+++ Dataset content +++
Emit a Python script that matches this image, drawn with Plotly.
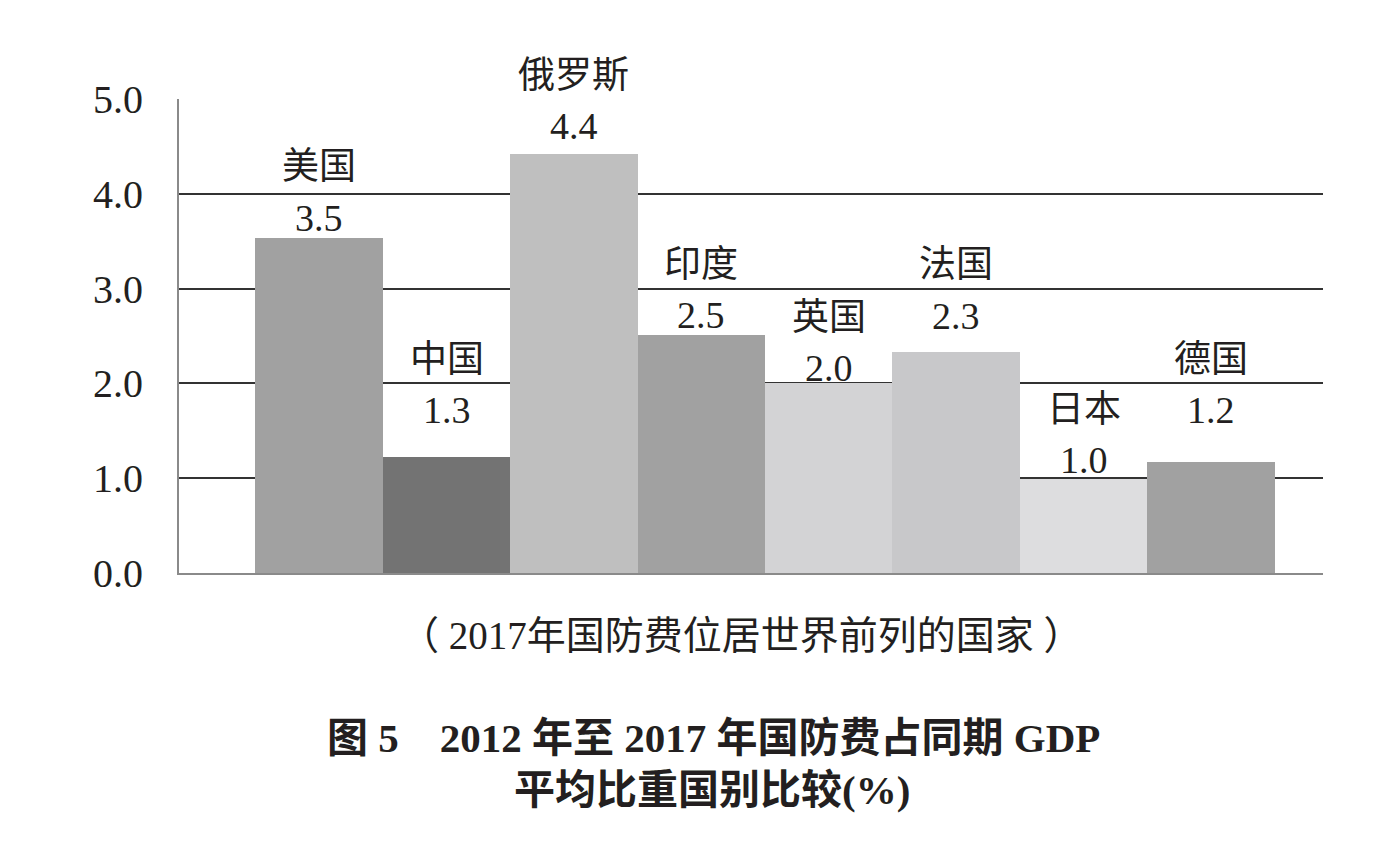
+++
+++ Dataset content +++
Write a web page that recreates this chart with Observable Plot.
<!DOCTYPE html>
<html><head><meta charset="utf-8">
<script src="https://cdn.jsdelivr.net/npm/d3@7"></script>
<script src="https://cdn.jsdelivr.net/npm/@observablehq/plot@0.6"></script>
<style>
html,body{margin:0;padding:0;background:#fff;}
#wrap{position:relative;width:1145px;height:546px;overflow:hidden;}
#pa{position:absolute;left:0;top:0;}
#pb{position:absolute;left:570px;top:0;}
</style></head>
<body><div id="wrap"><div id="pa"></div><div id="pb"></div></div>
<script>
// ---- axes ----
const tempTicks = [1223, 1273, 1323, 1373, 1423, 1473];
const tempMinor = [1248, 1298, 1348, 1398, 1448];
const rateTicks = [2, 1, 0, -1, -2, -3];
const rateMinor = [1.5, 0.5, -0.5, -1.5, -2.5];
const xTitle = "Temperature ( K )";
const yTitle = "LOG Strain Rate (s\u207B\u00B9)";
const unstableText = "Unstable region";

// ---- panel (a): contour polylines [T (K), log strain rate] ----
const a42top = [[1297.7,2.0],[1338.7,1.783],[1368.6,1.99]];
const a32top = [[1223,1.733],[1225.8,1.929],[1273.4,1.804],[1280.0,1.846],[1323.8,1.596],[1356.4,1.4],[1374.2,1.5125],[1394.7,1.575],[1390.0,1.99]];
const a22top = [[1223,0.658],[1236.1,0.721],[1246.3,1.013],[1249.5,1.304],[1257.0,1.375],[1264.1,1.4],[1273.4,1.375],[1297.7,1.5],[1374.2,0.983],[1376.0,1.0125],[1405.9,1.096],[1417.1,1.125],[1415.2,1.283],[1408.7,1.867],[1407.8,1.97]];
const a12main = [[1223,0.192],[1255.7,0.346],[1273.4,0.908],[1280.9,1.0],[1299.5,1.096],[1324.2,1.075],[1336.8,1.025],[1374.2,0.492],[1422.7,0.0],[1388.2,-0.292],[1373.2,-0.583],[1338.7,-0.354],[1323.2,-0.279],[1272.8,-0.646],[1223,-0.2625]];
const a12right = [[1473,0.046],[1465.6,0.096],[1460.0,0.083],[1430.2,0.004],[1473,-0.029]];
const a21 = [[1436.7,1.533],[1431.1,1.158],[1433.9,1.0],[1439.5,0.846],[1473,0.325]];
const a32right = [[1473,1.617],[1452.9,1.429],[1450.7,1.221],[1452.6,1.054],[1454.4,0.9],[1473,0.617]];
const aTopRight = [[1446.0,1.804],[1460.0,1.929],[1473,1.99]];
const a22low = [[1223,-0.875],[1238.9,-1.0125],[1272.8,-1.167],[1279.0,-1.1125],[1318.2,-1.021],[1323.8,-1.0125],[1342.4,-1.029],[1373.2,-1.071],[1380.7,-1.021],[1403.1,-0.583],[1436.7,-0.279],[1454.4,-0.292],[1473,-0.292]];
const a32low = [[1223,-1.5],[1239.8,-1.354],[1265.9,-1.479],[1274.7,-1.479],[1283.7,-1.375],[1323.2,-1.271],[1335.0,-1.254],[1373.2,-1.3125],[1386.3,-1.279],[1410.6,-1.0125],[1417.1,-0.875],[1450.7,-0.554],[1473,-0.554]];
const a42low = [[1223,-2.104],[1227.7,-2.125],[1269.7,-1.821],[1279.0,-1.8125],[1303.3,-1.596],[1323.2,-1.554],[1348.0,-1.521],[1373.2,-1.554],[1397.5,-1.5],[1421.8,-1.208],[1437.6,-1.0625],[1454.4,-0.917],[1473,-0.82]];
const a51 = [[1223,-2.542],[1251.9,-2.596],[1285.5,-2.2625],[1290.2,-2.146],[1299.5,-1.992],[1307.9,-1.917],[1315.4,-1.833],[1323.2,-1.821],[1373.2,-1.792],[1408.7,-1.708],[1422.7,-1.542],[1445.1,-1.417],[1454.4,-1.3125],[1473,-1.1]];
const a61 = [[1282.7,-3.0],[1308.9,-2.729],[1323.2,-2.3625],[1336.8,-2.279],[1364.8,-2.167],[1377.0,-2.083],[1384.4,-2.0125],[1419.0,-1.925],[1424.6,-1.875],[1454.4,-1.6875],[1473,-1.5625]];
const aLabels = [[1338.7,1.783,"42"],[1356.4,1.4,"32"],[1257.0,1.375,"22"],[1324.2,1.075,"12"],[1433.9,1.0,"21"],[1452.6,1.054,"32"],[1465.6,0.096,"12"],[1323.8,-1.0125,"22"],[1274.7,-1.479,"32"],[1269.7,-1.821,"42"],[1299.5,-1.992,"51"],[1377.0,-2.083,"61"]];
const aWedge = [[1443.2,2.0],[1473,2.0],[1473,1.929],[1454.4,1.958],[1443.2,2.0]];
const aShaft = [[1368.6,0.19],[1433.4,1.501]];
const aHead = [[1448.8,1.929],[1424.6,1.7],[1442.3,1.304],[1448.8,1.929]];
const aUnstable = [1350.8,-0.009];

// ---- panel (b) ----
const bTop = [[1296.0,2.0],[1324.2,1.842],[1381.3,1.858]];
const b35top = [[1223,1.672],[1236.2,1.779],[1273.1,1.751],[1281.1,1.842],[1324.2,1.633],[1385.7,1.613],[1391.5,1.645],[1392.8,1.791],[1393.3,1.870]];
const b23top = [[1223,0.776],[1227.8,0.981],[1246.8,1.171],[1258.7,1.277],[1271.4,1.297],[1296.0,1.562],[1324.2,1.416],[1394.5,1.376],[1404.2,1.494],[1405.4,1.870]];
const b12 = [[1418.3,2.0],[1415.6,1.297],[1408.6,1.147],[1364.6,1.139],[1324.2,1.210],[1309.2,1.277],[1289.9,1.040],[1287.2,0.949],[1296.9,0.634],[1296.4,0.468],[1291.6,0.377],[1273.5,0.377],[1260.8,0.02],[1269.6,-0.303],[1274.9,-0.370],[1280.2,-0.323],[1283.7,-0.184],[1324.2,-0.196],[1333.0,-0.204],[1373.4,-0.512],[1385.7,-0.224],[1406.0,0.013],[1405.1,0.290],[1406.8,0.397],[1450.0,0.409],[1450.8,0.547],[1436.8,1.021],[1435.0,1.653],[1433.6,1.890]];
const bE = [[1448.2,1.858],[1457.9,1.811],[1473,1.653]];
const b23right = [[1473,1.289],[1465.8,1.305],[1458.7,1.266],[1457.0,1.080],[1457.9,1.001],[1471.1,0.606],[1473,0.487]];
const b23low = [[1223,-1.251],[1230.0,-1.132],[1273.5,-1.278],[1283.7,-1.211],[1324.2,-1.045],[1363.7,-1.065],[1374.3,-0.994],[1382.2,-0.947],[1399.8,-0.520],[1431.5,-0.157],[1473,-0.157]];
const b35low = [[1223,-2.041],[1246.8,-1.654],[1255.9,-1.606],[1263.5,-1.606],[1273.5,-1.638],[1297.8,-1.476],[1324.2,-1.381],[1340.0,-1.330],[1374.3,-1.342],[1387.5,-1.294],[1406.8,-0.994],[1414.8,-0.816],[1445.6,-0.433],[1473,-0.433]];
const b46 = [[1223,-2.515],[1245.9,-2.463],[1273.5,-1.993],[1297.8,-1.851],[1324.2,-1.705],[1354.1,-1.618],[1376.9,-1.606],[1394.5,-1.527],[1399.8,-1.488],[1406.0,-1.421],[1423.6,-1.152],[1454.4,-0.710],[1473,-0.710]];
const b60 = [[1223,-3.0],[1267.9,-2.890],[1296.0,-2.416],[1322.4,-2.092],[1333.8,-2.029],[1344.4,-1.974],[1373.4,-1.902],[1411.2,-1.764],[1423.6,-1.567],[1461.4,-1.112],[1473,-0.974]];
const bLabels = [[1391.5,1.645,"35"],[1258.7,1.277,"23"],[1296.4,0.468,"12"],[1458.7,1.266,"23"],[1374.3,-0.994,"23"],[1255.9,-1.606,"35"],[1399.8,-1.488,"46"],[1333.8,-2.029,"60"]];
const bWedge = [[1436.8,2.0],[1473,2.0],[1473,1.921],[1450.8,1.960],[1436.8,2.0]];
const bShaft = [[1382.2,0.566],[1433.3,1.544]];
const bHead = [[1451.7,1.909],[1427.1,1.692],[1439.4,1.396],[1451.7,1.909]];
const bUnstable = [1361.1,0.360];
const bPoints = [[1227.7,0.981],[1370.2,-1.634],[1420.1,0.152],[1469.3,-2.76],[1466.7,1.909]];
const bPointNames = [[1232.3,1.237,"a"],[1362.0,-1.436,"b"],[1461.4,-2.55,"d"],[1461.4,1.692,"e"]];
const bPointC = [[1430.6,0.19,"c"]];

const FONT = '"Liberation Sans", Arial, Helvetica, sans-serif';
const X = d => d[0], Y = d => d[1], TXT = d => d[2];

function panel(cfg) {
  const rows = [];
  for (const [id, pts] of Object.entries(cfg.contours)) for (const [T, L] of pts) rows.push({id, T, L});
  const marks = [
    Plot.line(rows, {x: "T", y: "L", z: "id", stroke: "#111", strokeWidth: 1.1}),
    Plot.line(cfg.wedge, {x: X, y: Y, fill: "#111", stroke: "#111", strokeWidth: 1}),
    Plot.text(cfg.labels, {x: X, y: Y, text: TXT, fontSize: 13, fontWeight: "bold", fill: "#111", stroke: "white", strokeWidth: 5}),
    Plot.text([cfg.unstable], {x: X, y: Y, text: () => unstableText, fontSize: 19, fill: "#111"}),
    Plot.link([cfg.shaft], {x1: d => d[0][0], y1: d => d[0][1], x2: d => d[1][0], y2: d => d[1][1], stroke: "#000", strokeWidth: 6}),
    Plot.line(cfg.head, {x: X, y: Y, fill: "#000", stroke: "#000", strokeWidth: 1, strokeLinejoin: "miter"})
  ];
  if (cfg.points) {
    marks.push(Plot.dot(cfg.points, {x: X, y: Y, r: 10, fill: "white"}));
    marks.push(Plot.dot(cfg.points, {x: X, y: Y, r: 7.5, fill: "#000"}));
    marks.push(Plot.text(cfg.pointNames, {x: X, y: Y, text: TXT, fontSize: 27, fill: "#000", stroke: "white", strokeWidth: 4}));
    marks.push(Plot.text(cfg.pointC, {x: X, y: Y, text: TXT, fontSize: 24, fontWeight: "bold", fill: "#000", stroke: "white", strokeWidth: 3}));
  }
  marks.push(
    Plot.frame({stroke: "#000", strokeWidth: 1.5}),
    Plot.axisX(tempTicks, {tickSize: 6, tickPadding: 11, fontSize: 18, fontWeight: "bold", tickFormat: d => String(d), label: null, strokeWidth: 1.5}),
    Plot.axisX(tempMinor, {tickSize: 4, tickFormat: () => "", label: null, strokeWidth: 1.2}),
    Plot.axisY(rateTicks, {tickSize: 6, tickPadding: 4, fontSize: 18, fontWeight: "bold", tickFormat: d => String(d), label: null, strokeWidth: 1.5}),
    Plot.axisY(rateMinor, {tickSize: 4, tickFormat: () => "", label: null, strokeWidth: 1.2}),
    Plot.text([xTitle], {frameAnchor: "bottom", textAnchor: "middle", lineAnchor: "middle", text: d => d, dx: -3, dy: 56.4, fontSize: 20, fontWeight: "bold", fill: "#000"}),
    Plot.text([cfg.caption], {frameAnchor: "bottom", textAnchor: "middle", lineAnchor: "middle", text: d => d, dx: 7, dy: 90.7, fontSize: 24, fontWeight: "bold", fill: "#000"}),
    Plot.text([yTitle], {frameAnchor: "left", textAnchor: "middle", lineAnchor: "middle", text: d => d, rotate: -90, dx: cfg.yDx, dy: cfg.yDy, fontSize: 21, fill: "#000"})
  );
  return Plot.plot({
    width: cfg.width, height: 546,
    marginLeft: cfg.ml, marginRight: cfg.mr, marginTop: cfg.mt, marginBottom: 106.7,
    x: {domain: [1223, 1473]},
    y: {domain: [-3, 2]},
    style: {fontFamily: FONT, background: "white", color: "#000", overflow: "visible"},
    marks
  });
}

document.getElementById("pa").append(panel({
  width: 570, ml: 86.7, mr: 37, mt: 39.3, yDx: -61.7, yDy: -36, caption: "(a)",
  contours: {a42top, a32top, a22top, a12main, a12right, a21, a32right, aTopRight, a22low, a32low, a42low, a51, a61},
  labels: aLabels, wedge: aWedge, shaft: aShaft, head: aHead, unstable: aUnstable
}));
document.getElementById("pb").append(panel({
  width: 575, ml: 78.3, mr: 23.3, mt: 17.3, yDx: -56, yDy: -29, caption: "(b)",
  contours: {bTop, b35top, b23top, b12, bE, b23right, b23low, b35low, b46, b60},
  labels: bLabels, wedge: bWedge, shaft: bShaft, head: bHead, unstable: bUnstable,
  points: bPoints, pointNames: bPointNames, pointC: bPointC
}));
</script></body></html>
+++
Extract, from the listing above, every line where the string "with" occurs.

Emit a Python script that matches this image, drawn with Plotly.
Write a web page that recreates this chart with Observable Plot.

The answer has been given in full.